■ SET EXERCISE: Repeat the data below exactly, dropping any pictures it holds.

-*-

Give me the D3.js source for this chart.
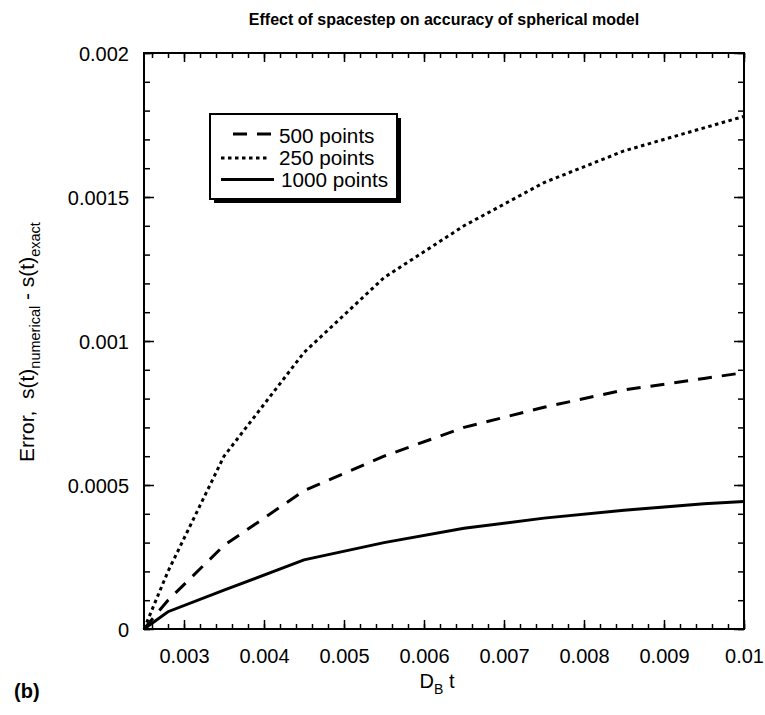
<!doctype html>
<html>
  <head>
    <style>
      body { margin: 0; background: #fff; }
      text { font-family: "Liberation Sans", Arial, Helvetica, sans-serif; fill: #000; }
    </style>
  </head>
  <body>
    <svg width="765" height="715" id="content"></svg>

    <script src="https://cdnjs.cloudflare.com/ajax/libs/d3/7.8.5/d3.min.js"></script>
    <script>
      // D_B t values where each run was sampled
      const dbt = [0.0025, 0.0028, 0.0035, 0.0045, 0.0055, 0.0065, 0.0075, 0.0085, 0.0095, 0.01]
      // error s(t)numerical - s(t)exact
      const err500 = [0, 0.0001, 0.00029, 0.00048, 0.0006, 0.0007, 0.00077, 0.00083, 0.00087, 0.00089]
      const err250 = [0, 0.0002, 0.0006, 0.00096, 0.00122, 0.0014, 0.00155, 0.00166, 0.00174, 0.00178]
      const err1000 = [0, 0.00006, 0.000135, 0.00024, 0.0003, 0.00035, 0.000385, 0.000412, 0.000435, 0.000443]

      const seriesNames = ['500 points', '250 points', '1000 points']
      const xTicks = [0.003, 0.004, 0.005, 0.006, 0.007, 0.008, 0.009, 0.01]
      const yTicks = [0, 0.0005, 0.001, 0.0015, 0.002]
      const xTickLabels = ['0.003', '0.004', '0.005', '0.006', '0.007', '0.008', '0.009', '0.01']
      const yTickLabels = ['0', '0.0005', '0.001', '0.0015', '0.002']

      const plotL = 144, plotR = 744, plotT = 53, plotB = 629

      const svg = d3.select('#content')

      const x = d3.scaleLinear().domain([0.0025, 0.01]).range([plotL, plotR])
      const y = d3.scaleLinear().domain([0, 0.002]).range([plotB, plotT])

      const xMinor = d3.range(13, 51).map(i => i * 0.0002).filter(v => v >= 0.0025 && v <= 0.01 + 1e-9)
      const yMinor = d3.range(0, 21).map(i => i * 0.0001)

      function drawAxis (axisFn, scale, values, size, transform, fmt) {
        const g = svg.append('g')
          .attr('transform', transform)
          .call(axisFn(scale).tickValues(values).tickSize(size).tickSizeOuter(0).tickFormat(fmt || ''))
        g.select('.domain').remove()
        g.selectAll('.tick line').attr('stroke', '#000').attr('stroke-width', 1.5)
        return g
      }

      // minor ticks on all four sides, pointing in
      drawAxis(d3.axisBottom, x, xMinor, -5, `translate(0,${plotB})`)
      drawAxis(d3.axisTop, x, xMinor, -5, `translate(0,${plotT})`)
      drawAxis(d3.axisLeft, y, yMinor, -6, `translate(${plotL},0)`)
      drawAxis(d3.axisRight, y, yMinor, -6, `translate(${plotR},0)`)

      // major ticks
      const xb = drawAxis(d3.axisBottom, x, xTicks, -9, `translate(0,${plotB})`, (d, i) => xTickLabels[i])
      xb.selectAll('.tick text')
        .attr('y', 0).attr('dy', 0)
        .attr('transform', 'translate(0,34)')
        .style('font-size', '20px')
        .style('font-family', '"Liberation Sans", Arial, sans-serif')
      drawAxis(d3.axisTop, x, xTicks, -9, `translate(0,${plotT})`)

      const yl = drawAxis(d3.axisLeft, y, yTicks, -10, `translate(${plotL},0)`, (d, i) => yTickLabels[i])
      yl.selectAll('.tick text')
        .attr('x', -15)
        .attr('dy', '0.36em')
        .style('font-size', '20px')
        .style('font-family', '"Liberation Sans", Arial, sans-serif')
      drawAxis(d3.axisRight, y, yTicks, -10, `translate(${plotR},0)`)

      // frame
      svg.append('rect')
        .attr('x', plotL).attr('y', plotT)
        .attr('width', plotR - plotL).attr('height', plotB - plotT)
        .attr('fill', 'none').attr('stroke', '#000').attr('stroke-width', 2)

      const line = d3.line().x(d => x(d[0])).y(d => y(d[1]))
      const dashes = ['14,10', '3.5,3.5', null]
      const allSeries = [err500, err250, err1000]

      allSeries.forEach((vals, i) => {
        svg.append('path')
          .datum(dbt.map((v, j) => [v, vals[j]]))
          .attr('d', line)
          .attr('fill', 'none')
          .attr('stroke', '#000')
          .attr('stroke-width', 3)
          .attr('stroke-dasharray', dashes[i])
      })

      // legend box with drop shadow
      const lg = svg.append('g')
      lg.append('rect')
        .attr('x', 214).attr('y', 118).attr('width', 187).attr('height', 85)
        .attr('fill', '#000')
      lg.append('rect')
        .attr('x', 210).attr('y', 114).attr('width', 187).attr('height', 85)
        .attr('fill', '#fff').attr('stroke', '#000').attr('stroke-width', 2)

      const legendRows = [
        { x1: 233, x2: 271, y: 134, tx: 279, ty: 142.5 },
        { x1: 221, x2: 268, y: 158, tx: 279, ty: 164.5 },
        { x1: 221, x2: 274, y: 179.5, tx: 281, ty: 187 }
      ]
      legendRows.forEach((r, i) => {
        lg.append('line')
          .attr('x1', r.x1).attr('x2', r.x2).attr('y1', r.y).attr('y2', r.y)
          .attr('stroke', '#000').attr('stroke-width', 3)
          .attr('stroke-dasharray', dashes[i])
        lg.append('text')
          .attr('x', r.tx).attr('y', r.ty)
          .style('font-size', '20.7px')
          .text(seriesNames[i])
      })

      // title
      svg.append('text')
        .attr('x', 444).attr('y', 25)
        .attr('text-anchor', 'middle')
        .style('font-size', '16px')
        .style('font-weight', 'bold')
        .text('Effect of spacestep on accuracy of spherical model')

      // x label
      const xl = svg.append('text')
        .attr('x', 437).attr('y', 688)
        .attr('text-anchor', 'middle')
        .style('font-size', '20px')
      xl.append('tspan').text('D')
      xl.append('tspan').attr('dy', 6).style('font-size', '14px').text('B')
      xl.append('tspan').attr('dy', -6).text(' t')

      // y label
      const ylab = svg.append('text')
        .attr('transform', 'translate(34,462) rotate(-90)')
        .style('font-size', '21px')
        .style('white-space', 'pre')
      ylab.append('tspan').text('Error,  s(t)')
      ylab.append('tspan').attr('dy', 6).style('font-size', '14.5px').text('numerical')
      ylab.append('tspan').attr('dy', -6).text(' - s(t)')
      ylab.append('tspan').attr('dy', 6).style('font-size', '14.5px').text('exact')

      // panel tag
      svg.append('text')
        .attr('x', 14).attr('y', 698)
        .style('font-size', '20px')
        .style('font-weight', 'bold')
        .text('(b)')
    </script>
  </body>
</html>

-*-

■ CORRECT RESPONSE:
Give me the D3.js source for this chart.
<!doctype html>
<html>
  <head>
    <style>
      body { margin: 0; background: #fff; }
      text { font-family: "Liberation Sans", Arial, Helvetica, sans-serif; fill: #000; }
    </style>
  </head>
  <body>
    <svg width="765" height="715" id="content"></svg>

    <script src="https://cdnjs.cloudflare.com/ajax/libs/d3/7.8.5/d3.min.js"></script>
    <script>
      // D_B t values where each run was sampled
      const dbt = [0.0025, 0.0028, 0.0035, 0.0045, 0.0055, 0.0065, 0.0075, 0.0085, 0.0095, 0.01]
      // error s(t)numerical - s(t)exact
      const err500 = [0, 0.0001, 0.00029, 0.00048, 0.0006, 0.0007, 0.00077, 0.00083, 0.00087, 0.00089]
      const err250 = [0, 0.0002, 0.0006, 0.00096, 0.00122, 0.0014, 0.00155, 0.00166, 0.00174, 0.00178]
      const err1000 = [0, 0.00006, 0.000135, 0.00024, 0.0003, 0.00035, 0.000385, 0.000412, 0.000435, 0.000443]

      const seriesNames = ['500 points', '250 points', '1000 points']
      const xTicks = [0.003, 0.004, 0.005, 0.006, 0.007, 0.008, 0.009, 0.01]
      const yTicks = [0, 0.0005, 0.001, 0.0015, 0.002]
      const xTickLabels = ['0.003', '0.004', '0.005', '0.006', '0.007', '0.008', '0.009', '0.01']
      const yTickLabels = ['0', '0.0005', '0.001', '0.0015', '0.002']

      const plotL = 144, plotR = 744, plotT = 53, plotB = 629

      const svg = d3.select('#content')

      const x = d3.scaleLinear().domain([0.0025, 0.01]).range([plotL, plotR])
      const y = d3.scaleLinear().domain([0, 0.002]).range([plotB, plotT])

      const xMinor = d3.range(13, 51).map(i => i * 0.0002).filter(v => v >= 0.0025 && v <= 0.01 + 1e-9)
      const yMinor = d3.range(0, 21).map(i => i * 0.0001)

      function drawAxis (axisFn, scale, values, size, transform, fmt) {
        const g = svg.append('g')
          .attr('transform', transform)
          .call(axisFn(scale).tickValues(values).tickSize(size).tickSizeOuter(0).tickFormat(fmt || ''))
        g.select('.domain').remove()
        g.selectAll('.tick line').attr('stroke', '#000').attr('stroke-width', 1.5)
        return g
      }

      // minor ticks on all four sides, pointing in
      drawAxis(d3.axisBottom, x, xMinor, -5, `translate(0,${plotB})`)
      drawAxis(d3.axisTop, x, xMinor, -5, `translate(0,${plotT})`)
      drawAxis(d3.axisLeft, y, yMinor, -6, `translate(${plotL},0)`)
      drawAxis(d3.axisRight, y, yMinor, -6, `translate(${plotR},0)`)

      // major ticks
      const xb = drawAxis(d3.axisBottom, x, xTicks, -9, `translate(0,${plotB})`, (d, i) => xTickLabels[i])
      xb.selectAll('.tick text')
        .attr('y', 0).attr('dy', 0)
        .attr('transform', 'translate(0,34)')
        .style('font-size', '20px')
        .style('font-family', '"Liberation Sans", Arial, sans-serif')
      drawAxis(d3.axisTop, x, xTicks, -9, `translate(0,${plotT})`)

      const yl = drawAxis(d3.axisLeft, y, yTicks, -10, `translate(${plotL},0)`, (d, i) => yTickLabels[i])
      yl.selectAll('.tick text')
        .attr('x', -15)
        .attr('dy', '0.36em')
        .style('font-size', '20px')
        .style('font-family', '"Liberation Sans", Arial, sans-serif')
      drawAxis(d3.axisRight, y, yTicks, -10, `translate(${plotR},0)`)

      // frame
      svg.append('rect')
        .attr('x', plotL).attr('y', plotT)
        .attr('width', plotR - plotL).attr('height', plotB - plotT)
        .attr('fill', 'none').attr('stroke', '#000').attr('stroke-width', 2)

      const line = d3.line().x(d => x(d[0])).y(d => y(d[1]))
      const dashes = ['14,10', '3.5,3.5', null]
      const allSeries = [err500, err250, err1000]

      allSeries.forEach((vals, i) => {
        svg.append('path')
          .datum(dbt.map((v, j) => [v, vals[j]]))
          .attr('d', line)
          .attr('fill', 'none')
          .attr('stroke', '#000')
          .attr('stroke-width', 3)
          .attr('stroke-dasharray', dashes[i])
      })

      // legend box with drop shadow
      const lg = svg.append('g')
      lg.append('rect')
        .attr('x', 214).attr('y', 118).attr('width', 187).attr('height', 85)
        .attr('fill', '#000')
      lg.append('rect')
        .attr('x', 210).attr('y', 114).attr('width', 187).attr('height', 85)
        .attr('fill', '#fff').attr('stroke', '#000').attr('stroke-width', 2)

      const legendRows = [
        { x1: 233, x2: 271, y: 134, tx: 279, ty: 142.5 },
        { x1: 221, x2: 268, y: 158, tx: 279, ty: 164.5 },
        { x1: 221, x2: 274, y: 179.5, tx: 281, ty: 187 }
      ]
      legendRows.forEach((r, i) => {
        lg.append('line')
          .attr('x1', r.x1).attr('x2', r.x2).attr('y1', r.y).attr('y2', r.y)
          .attr('stroke', '#000').attr('stroke-width', 3)
          .attr('stroke-dasharray', dashes[i])
        lg.append('text')
          .attr('x', r.tx).attr('y', r.ty)
          .style('font-size', '20.7px')
          .text(seriesNames[i])
      })

      // title
      svg.append('text')
        .attr('x', 444).attr('y', 25)
        .attr('text-anchor', 'middle')
        .style('font-size', '16px')
        .style('font-weight', 'bold')
        .text('Effect of spacestep on accuracy of spherical model')

      // x label
      const xl = svg.append('text')
        .attr('x', 437).attr('y', 688)
        .attr('text-anchor', 'middle')
        .style('font-size', '20px')
      xl.append('tspan').text('D')
      xl.append('tspan').attr('dy', 6).style('font-size', '14px').text('B')
      xl.append('tspan').attr('dy', -6).text(' t')

      // y label
      const ylab = svg.append('text')
        .attr('transform', 'translate(34,462) rotate(-90)')
        .style('font-size', '21px')
        .style('white-space', 'pre')
      ylab.append('tspan').text('Error,  s(t)')
      ylab.append('tspan').attr('dy', 6).style('font-size', '14.5px').text('numerical')
      ylab.append('tspan').attr('dy', -6).text(' - s(t)')
      ylab.append('tspan').attr('dy', 6).style('font-size', '14.5px').text('exact')

      // panel tag
      svg.append('text')
        .attr('x', 14).attr('y', 698)
        .style('font-size', '20px')
        .style('font-weight', 'bold')
        .text('(b)')
    </script>
  </body>
</html>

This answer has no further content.